GIVEN TASK
Any pictures in the records below must be left out when you repeat the lines from the line containing "Generate a web" through the line containing "const co2Years = d3.range(2006, 2101);" exactly.

DATA TO USE

==========

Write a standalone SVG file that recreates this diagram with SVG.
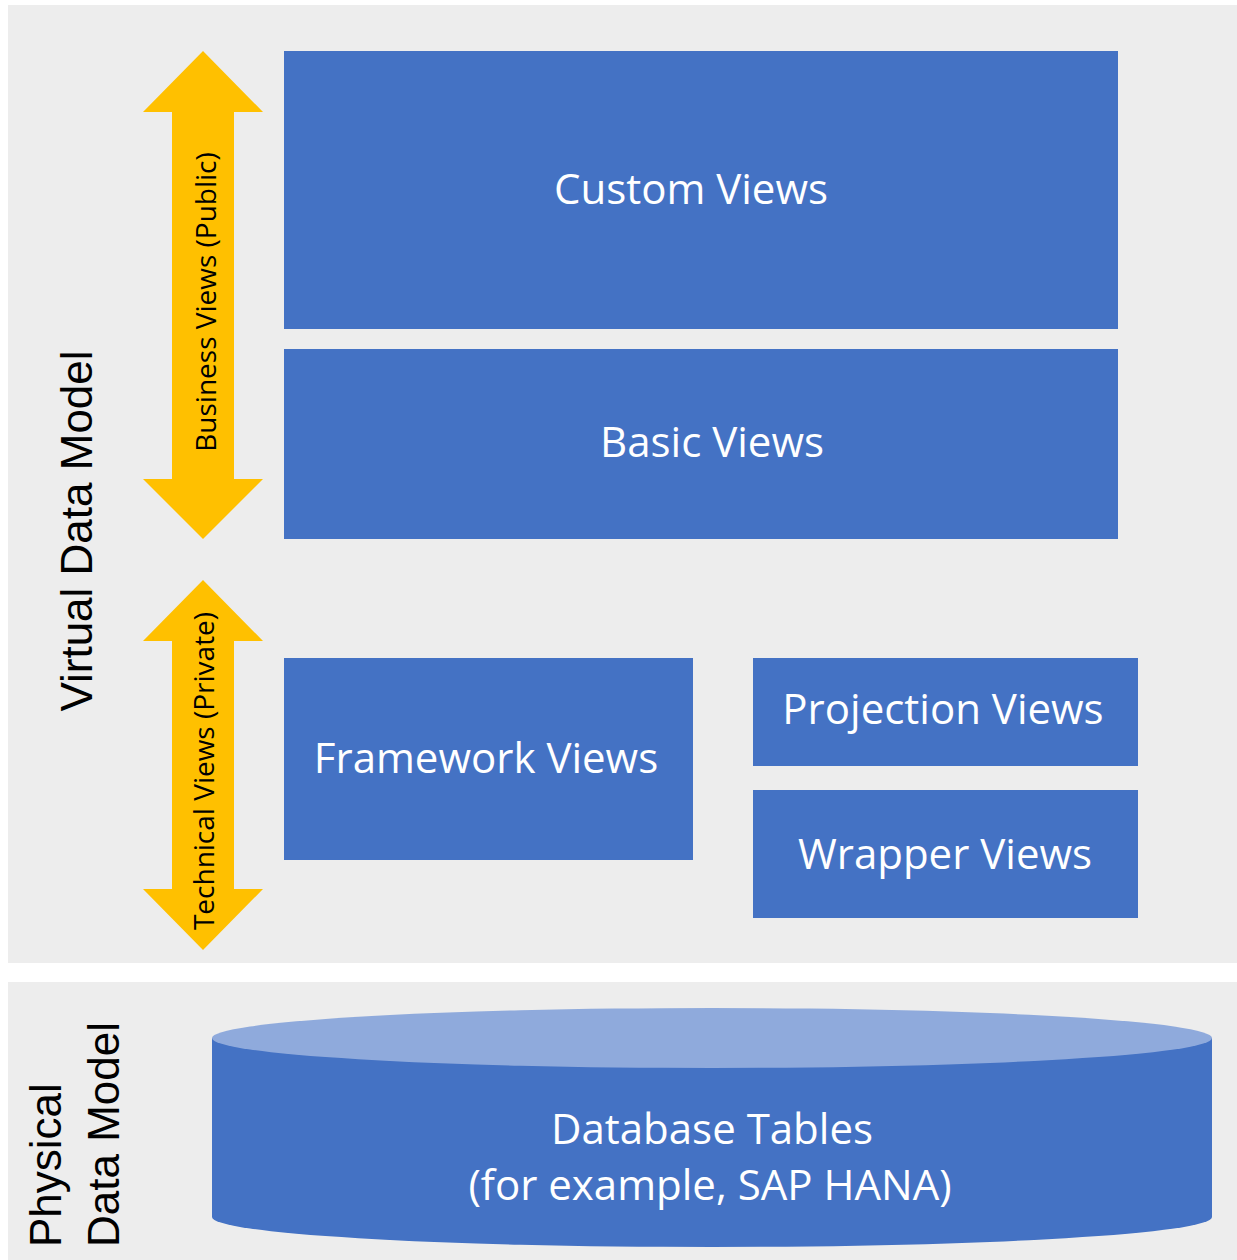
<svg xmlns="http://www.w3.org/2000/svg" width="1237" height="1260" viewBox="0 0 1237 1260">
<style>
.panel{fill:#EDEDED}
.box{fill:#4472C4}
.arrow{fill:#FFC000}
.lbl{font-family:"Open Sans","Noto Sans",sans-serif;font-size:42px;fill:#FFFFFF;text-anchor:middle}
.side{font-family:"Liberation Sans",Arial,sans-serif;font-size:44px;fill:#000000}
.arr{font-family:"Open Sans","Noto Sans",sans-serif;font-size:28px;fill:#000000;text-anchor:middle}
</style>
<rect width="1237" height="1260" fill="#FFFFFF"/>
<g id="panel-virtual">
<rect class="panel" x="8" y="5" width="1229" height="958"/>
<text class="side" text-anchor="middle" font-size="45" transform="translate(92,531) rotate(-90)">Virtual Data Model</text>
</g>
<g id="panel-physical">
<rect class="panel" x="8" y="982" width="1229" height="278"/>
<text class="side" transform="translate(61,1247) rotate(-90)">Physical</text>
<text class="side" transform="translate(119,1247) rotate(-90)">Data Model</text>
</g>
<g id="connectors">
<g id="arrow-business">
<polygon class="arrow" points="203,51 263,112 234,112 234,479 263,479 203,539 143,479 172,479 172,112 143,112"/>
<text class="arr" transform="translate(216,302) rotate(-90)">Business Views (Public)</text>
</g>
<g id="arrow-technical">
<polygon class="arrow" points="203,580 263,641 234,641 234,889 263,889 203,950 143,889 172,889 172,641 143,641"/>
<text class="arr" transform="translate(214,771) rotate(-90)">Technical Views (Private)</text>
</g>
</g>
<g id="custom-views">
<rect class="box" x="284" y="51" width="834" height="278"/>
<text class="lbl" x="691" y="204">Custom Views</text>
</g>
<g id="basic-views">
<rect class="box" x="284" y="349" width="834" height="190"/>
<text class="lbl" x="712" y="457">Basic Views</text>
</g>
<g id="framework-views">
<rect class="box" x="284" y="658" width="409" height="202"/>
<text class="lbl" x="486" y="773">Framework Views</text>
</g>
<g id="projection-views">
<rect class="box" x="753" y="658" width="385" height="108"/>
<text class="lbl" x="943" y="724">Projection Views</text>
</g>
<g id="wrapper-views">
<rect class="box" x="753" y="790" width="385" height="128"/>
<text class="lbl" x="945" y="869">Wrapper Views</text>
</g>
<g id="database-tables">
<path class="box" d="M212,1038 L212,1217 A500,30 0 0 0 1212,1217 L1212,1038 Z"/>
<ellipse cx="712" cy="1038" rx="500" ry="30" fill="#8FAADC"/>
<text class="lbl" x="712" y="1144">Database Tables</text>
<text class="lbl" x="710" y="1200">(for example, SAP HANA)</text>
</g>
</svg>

==========

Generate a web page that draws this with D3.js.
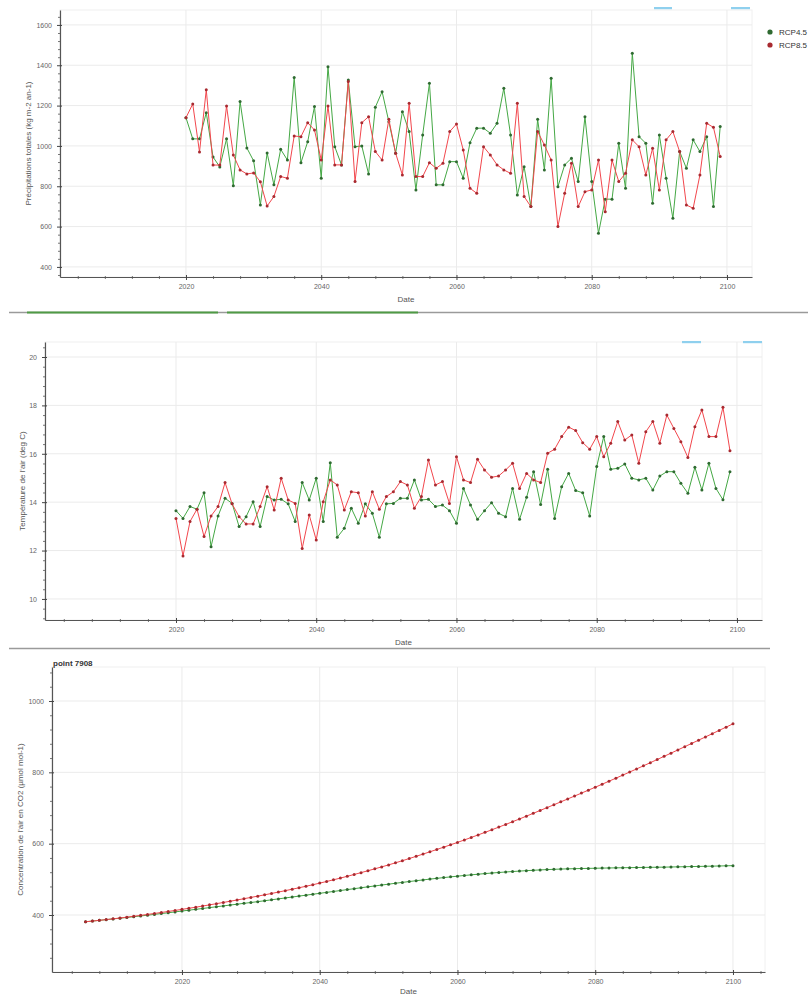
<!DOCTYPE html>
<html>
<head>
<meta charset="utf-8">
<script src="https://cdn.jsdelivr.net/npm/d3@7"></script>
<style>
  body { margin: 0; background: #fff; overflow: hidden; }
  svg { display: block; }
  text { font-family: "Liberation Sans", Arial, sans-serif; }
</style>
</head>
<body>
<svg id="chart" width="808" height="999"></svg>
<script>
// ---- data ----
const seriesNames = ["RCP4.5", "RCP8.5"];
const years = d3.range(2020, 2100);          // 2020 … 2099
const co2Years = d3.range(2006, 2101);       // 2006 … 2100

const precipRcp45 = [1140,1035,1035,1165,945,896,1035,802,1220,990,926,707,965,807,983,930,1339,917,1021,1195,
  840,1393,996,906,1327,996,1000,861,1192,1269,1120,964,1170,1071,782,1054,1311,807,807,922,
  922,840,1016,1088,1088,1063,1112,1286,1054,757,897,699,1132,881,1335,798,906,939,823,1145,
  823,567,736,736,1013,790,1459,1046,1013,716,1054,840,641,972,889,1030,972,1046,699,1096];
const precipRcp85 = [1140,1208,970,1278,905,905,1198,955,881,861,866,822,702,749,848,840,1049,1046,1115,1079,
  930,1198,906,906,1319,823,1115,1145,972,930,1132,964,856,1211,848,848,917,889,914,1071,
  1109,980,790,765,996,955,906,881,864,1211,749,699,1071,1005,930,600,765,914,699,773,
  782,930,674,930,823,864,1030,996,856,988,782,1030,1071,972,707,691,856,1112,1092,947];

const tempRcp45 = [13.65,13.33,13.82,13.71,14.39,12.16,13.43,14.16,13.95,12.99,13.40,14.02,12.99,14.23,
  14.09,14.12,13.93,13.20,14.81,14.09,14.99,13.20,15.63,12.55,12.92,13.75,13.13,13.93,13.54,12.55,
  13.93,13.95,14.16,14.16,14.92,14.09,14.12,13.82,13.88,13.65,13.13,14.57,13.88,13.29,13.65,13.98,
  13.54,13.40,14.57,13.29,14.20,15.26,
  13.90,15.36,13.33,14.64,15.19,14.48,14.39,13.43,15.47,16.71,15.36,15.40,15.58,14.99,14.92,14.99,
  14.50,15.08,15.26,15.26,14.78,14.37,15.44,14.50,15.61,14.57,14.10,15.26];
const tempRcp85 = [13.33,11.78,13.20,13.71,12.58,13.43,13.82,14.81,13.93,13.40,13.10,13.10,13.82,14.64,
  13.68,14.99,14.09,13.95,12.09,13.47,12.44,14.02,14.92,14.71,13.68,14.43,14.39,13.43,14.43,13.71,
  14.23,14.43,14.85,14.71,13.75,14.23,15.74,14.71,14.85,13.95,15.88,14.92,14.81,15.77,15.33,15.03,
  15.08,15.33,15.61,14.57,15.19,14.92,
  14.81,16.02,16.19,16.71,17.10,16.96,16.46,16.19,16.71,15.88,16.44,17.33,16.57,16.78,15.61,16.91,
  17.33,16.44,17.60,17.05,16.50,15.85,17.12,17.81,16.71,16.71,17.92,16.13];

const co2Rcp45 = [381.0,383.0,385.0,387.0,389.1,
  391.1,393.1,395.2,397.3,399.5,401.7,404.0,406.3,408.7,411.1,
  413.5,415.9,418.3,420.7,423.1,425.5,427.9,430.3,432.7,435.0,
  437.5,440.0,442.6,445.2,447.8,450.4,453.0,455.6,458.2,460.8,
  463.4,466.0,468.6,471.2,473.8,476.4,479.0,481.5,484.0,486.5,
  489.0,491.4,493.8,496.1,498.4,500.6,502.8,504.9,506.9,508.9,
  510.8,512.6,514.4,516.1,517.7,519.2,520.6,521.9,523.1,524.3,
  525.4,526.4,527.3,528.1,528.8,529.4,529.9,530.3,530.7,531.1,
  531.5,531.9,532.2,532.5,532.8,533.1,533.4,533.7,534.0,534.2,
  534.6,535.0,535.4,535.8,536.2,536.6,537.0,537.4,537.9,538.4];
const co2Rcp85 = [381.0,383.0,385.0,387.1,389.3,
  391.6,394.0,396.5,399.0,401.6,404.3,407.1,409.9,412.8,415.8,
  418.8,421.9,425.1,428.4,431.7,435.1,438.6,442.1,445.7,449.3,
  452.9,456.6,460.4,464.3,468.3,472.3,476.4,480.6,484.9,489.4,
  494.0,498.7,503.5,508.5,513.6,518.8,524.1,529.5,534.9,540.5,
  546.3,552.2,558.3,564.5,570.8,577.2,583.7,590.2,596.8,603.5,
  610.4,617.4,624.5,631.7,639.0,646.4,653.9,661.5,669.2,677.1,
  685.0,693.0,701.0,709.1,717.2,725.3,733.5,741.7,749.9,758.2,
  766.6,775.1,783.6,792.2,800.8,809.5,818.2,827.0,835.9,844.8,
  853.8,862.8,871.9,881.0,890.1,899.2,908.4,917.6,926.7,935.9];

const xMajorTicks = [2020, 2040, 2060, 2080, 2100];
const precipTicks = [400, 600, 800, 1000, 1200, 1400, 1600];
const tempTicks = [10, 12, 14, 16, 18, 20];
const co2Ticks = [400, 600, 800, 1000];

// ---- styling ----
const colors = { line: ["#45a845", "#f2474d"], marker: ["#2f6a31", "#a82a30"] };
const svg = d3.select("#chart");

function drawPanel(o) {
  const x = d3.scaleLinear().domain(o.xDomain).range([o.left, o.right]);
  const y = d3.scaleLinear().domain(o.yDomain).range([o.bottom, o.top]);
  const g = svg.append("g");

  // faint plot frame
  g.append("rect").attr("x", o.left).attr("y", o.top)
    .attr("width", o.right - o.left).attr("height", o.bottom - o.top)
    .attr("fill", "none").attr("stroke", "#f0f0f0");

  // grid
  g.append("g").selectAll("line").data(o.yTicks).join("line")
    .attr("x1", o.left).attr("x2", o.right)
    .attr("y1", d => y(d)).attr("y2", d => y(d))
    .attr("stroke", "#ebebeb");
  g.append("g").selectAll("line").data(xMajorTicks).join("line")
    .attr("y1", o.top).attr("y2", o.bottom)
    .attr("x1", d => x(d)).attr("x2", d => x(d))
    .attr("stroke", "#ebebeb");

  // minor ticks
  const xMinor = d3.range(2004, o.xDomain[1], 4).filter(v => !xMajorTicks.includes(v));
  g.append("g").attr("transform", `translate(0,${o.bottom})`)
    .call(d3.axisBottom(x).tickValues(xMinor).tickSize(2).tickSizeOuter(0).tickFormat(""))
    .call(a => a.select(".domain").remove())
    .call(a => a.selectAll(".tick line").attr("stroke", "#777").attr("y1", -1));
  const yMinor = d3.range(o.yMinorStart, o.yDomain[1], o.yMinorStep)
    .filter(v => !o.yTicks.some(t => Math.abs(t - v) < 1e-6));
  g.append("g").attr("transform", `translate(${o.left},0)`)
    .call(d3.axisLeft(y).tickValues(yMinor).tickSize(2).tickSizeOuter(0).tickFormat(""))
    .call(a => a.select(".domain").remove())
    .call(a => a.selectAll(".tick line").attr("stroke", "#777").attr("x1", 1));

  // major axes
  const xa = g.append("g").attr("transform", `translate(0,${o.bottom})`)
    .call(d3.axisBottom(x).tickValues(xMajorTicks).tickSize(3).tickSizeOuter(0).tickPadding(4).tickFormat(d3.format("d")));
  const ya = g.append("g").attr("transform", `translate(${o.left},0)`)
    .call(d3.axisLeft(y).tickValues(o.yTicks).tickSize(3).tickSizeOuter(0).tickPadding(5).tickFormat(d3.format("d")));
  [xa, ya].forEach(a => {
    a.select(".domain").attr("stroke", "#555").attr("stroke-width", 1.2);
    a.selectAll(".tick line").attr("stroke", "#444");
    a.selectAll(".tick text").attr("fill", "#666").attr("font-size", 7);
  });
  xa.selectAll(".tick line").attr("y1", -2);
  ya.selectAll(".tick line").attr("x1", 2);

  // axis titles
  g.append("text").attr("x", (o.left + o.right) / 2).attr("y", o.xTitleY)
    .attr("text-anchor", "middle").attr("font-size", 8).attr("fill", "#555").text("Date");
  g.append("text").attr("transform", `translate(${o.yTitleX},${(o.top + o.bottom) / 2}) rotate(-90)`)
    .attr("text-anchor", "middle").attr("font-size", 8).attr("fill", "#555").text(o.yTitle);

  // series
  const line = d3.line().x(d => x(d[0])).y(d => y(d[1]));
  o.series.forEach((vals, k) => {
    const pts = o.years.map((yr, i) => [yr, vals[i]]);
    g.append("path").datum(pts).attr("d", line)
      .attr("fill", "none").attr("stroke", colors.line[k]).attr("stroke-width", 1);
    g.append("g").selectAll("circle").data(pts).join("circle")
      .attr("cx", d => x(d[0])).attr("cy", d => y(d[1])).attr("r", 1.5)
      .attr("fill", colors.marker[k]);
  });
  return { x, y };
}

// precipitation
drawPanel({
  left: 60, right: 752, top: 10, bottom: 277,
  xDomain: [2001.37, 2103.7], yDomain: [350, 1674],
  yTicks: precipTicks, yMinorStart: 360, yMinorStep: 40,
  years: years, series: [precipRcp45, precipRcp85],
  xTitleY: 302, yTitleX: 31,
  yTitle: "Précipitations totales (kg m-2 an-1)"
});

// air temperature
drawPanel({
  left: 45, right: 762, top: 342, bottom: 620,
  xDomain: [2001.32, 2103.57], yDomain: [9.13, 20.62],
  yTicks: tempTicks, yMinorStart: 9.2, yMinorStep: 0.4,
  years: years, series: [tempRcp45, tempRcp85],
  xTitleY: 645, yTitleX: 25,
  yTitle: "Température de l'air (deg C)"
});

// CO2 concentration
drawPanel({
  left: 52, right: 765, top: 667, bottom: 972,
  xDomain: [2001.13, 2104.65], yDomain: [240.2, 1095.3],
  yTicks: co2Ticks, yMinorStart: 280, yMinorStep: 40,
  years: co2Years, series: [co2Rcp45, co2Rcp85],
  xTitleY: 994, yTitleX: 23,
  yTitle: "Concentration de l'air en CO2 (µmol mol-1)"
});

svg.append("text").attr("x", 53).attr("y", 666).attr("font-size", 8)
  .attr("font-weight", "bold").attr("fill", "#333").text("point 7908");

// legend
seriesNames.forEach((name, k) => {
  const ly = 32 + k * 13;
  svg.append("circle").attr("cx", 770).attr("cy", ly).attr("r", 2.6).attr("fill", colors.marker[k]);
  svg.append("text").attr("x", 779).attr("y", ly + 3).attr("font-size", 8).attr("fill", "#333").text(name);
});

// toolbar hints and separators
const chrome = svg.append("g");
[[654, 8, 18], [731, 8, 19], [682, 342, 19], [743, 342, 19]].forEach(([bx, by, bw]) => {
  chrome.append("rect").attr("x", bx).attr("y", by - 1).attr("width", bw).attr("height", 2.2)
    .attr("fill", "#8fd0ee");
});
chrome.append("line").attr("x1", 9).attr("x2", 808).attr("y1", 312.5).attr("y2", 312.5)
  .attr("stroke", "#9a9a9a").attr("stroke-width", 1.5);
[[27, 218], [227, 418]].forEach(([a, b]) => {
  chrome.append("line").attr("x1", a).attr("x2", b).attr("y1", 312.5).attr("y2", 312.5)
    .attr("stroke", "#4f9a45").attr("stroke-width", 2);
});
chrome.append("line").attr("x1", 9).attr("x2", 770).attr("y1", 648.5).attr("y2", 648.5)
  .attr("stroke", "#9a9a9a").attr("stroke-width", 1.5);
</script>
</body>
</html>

==========

SOLUTION TO THIS TASK
Generate a web page that draws this with D3.js.
<!DOCTYPE html>
<html>
<head>
<meta charset="utf-8">
<script src="https://cdn.jsdelivr.net/npm/d3@7"></script>
<style>
  body { margin: 0; background: #fff; overflow: hidden; }
  svg { display: block; }
  text { font-family: "Liberation Sans", Arial, sans-serif; }
</style>
</head>
<body>
<svg id="chart" width="808" height="999"></svg>
<script>
// ---- data ----
const seriesNames = ["RCP4.5", "RCP8.5"];
const years = d3.range(2020, 2100);          // 2020 … 2099
const co2Years = d3.range(2006, 2101);       // 2006 … 2100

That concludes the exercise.